** START OF Available data **

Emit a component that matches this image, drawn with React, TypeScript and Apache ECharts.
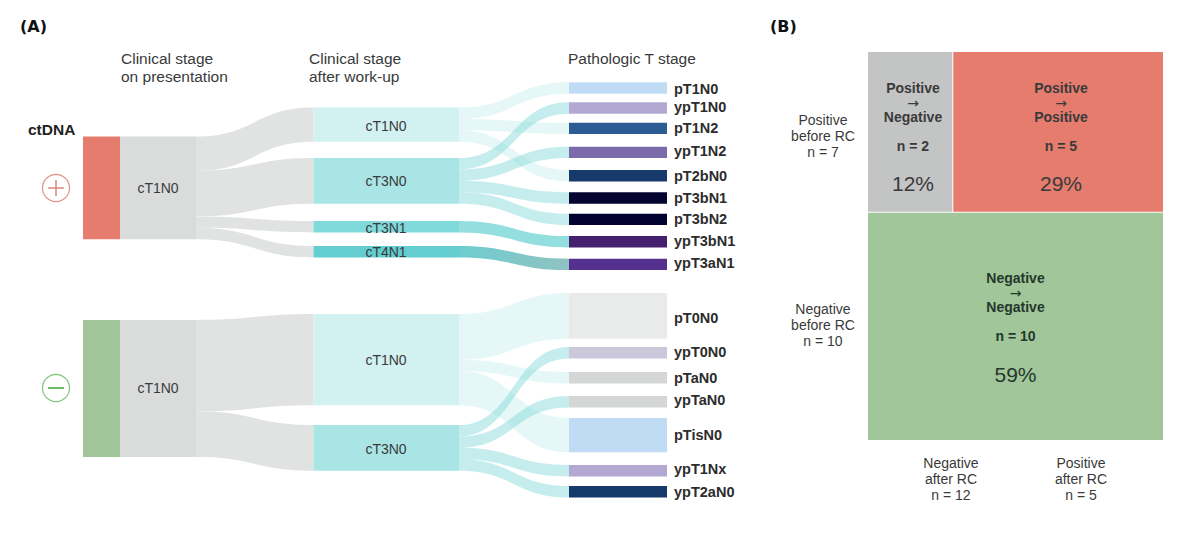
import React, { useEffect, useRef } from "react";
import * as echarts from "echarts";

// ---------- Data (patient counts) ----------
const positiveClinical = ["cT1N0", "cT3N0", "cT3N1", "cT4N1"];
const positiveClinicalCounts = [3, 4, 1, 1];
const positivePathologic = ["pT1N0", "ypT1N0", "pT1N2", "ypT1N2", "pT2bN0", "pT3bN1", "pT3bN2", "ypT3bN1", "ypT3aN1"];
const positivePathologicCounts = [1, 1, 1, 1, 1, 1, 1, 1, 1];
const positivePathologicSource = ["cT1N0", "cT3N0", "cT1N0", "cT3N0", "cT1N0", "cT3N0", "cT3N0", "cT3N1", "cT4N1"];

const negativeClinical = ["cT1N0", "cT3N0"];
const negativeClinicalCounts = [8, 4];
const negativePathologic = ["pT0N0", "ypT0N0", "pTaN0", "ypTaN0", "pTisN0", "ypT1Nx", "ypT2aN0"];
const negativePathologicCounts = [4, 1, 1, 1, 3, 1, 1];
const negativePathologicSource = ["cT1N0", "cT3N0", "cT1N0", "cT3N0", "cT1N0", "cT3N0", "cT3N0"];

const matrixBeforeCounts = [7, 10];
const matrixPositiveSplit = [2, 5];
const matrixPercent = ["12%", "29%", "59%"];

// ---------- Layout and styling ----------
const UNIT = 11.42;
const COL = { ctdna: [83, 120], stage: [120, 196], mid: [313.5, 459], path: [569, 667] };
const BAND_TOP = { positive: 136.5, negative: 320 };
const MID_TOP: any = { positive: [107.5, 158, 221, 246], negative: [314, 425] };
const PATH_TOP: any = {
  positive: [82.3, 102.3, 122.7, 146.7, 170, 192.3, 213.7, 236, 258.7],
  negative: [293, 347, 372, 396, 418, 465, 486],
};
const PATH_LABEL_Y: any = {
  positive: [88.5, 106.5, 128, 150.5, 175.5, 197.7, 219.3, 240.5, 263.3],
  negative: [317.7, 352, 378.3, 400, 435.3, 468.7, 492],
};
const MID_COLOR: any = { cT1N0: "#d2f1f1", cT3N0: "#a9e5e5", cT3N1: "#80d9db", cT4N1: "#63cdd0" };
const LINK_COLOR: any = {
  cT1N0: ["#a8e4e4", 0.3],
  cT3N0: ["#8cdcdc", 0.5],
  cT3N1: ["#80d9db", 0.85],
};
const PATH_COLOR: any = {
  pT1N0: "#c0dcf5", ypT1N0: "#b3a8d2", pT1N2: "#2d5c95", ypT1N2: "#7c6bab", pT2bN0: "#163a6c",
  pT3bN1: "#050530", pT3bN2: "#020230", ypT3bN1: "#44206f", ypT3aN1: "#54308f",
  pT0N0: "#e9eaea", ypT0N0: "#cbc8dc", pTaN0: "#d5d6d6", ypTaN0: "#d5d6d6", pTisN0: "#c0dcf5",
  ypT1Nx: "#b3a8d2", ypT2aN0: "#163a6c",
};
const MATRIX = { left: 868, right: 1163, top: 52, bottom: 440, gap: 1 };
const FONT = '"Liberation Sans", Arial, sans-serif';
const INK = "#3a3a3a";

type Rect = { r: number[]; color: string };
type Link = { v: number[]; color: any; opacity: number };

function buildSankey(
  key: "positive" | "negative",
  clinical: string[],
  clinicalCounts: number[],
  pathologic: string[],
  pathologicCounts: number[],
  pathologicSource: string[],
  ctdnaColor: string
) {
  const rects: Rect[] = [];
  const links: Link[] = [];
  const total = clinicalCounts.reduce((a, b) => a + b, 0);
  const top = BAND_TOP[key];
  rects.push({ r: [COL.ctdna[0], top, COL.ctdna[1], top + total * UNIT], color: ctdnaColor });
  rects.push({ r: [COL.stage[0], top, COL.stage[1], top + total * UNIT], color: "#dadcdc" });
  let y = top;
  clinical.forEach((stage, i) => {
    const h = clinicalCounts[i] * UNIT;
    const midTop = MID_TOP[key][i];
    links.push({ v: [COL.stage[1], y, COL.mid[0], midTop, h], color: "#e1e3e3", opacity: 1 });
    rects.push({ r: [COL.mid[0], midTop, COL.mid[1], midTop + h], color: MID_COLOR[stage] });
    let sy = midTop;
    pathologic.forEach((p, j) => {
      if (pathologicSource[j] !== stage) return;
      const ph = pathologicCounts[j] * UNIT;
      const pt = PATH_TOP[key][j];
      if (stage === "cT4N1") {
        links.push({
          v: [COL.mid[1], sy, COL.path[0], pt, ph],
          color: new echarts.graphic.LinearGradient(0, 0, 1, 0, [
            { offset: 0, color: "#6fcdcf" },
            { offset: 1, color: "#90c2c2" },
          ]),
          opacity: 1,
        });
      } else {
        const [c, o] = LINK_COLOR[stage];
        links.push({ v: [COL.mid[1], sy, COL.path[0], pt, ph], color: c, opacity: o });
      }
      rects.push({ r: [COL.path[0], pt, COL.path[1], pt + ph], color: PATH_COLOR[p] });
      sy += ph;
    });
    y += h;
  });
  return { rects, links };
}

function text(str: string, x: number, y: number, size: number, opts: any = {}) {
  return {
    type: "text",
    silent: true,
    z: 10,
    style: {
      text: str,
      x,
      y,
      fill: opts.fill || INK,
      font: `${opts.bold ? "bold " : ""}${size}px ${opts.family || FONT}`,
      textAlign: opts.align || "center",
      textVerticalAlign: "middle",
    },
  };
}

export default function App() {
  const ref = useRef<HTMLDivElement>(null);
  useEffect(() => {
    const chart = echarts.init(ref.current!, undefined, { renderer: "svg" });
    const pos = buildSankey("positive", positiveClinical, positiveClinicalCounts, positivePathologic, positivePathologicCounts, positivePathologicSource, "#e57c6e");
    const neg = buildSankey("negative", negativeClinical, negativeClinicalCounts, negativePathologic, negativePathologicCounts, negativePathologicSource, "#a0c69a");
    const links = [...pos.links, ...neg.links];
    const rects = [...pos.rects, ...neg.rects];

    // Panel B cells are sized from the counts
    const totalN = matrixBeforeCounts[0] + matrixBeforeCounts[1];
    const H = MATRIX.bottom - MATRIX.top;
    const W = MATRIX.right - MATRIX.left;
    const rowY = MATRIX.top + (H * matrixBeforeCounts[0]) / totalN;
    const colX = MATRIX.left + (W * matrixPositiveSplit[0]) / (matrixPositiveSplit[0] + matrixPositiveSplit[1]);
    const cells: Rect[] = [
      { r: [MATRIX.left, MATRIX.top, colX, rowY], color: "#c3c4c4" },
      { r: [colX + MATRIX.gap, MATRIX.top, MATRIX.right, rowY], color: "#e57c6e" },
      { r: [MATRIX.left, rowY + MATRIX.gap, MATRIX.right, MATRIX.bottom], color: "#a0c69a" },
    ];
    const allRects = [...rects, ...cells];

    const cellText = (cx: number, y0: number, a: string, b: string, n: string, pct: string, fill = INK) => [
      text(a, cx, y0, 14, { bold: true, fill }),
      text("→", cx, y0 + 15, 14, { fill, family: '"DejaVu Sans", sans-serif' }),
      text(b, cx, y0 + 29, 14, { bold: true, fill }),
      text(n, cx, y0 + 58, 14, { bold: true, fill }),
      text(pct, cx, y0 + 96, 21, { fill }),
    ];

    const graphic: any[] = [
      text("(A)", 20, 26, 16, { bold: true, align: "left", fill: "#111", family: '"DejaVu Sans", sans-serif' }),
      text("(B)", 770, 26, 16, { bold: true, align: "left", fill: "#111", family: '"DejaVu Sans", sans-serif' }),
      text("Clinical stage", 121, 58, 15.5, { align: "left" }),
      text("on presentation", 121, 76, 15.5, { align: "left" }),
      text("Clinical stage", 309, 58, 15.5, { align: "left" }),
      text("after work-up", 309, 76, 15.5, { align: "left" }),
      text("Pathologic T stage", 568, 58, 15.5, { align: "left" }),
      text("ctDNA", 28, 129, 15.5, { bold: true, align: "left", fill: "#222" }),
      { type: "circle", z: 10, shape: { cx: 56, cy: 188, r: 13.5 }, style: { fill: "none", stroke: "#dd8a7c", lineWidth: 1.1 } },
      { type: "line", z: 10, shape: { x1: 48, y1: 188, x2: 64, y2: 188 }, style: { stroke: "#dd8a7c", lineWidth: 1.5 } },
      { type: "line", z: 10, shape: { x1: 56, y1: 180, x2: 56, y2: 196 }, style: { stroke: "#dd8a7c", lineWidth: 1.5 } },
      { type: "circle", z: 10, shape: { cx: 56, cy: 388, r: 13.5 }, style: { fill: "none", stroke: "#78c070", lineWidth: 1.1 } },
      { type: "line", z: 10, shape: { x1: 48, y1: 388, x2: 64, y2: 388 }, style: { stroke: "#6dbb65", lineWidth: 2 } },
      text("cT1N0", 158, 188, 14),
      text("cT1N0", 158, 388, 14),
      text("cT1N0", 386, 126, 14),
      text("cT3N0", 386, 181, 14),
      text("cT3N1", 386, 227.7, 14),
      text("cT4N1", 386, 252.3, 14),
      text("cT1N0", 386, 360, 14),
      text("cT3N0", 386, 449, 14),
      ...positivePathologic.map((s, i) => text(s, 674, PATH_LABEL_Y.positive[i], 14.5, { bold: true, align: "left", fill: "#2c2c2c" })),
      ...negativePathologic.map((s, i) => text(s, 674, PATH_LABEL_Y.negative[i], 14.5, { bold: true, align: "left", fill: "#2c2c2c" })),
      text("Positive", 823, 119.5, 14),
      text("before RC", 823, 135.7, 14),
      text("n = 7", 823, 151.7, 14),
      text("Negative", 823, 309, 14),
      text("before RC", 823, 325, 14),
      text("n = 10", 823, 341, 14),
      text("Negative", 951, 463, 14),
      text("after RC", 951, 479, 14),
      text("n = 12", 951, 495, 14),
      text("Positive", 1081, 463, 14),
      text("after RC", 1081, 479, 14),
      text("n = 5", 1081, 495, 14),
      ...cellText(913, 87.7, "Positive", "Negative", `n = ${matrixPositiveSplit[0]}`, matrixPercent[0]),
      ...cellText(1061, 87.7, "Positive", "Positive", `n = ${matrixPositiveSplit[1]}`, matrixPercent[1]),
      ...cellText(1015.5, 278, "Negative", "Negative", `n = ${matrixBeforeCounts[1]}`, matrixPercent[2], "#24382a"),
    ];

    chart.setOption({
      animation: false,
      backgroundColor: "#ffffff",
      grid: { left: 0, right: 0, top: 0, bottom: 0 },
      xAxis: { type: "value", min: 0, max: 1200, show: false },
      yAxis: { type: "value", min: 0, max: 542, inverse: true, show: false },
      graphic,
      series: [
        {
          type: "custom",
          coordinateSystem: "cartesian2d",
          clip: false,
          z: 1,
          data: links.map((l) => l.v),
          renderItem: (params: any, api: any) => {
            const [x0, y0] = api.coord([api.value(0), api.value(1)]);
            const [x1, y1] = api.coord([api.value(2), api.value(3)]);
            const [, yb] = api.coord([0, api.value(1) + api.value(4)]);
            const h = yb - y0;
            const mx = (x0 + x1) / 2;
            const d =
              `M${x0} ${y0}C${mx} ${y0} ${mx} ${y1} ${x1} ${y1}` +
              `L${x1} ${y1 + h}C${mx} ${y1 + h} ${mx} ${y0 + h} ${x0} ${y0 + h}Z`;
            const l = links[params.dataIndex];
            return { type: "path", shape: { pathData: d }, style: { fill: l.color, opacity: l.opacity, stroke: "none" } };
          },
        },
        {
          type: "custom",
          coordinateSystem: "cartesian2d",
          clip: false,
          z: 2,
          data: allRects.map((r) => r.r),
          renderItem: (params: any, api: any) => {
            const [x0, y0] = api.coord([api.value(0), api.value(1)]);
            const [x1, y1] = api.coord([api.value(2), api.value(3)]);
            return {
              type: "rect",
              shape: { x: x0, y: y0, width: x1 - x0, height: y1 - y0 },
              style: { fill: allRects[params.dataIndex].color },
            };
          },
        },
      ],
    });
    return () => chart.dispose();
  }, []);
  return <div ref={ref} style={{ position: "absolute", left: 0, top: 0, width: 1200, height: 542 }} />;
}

** END OF Available data **

Write out an exact copy of the listing, first line through the line containing "import * as", with the pictures left out.

### Solution to this exercise:
Emit a component that matches this image, drawn with React, TypeScript and Apache ECharts.
import React, { useEffect, useRef } from "react";
import * as echarts from "echarts";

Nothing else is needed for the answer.